The high-school participants in the Bush Institute's economic debate contested some key budgetary decisions facing the nation that are too often ignored: not the massive expenditures for entitlements such as Social Security, Medicare, and Medicade, but the targeted infrastructure investments that politicians kick down the road until an emergency forces the issue. Whether they were debating intercity light rail or inland waterways, the young debaters zeroed in on the costs and benefits of expenditures that lack the visible constituencies that make posturing easy in a politicized environment.
By the time the contestants reached the quarter finals, late Saturday afternoon, arguments had sharpened, and facts and supporting evidence had accumulated on both sides.

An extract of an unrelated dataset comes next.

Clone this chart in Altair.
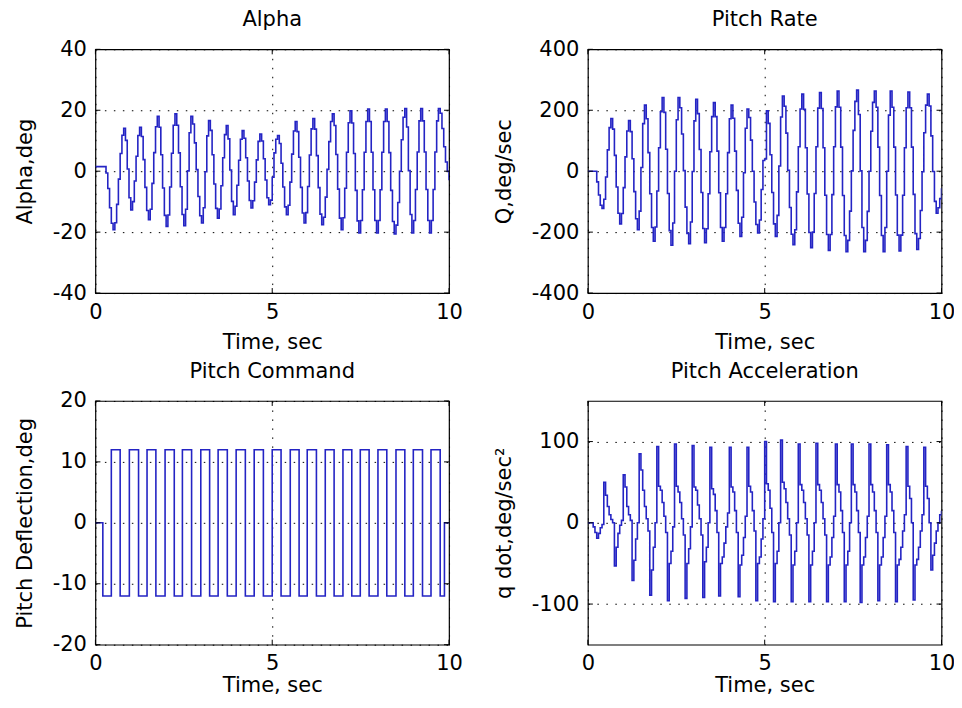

To an impartial observer, the pros were matched by the cons, and vice versa. If river locks fail,for example (as one recently failed on the Mississippi), can goods that are usually transported over inland waterways be shipped efficiently by trucks or railroads instead? If not, as with any federal expenditure, the questions "How much will it cost?" and "Is it worth the cost?" arise. And if Washington pays for repairs throughout the waterway system, does this pose a challenge to federalism? Should investments be made instead at the state or local level, or even through private sources? Is the Army Corps of Engineers' lengthy backlog of unfinished projects a reason not to spend on infrastruture? And so on.
None of these questions will be settled in a scholastic debate. But the focus brought to bear by the high-school rhetoricians would be a credit to a Beltway think tank.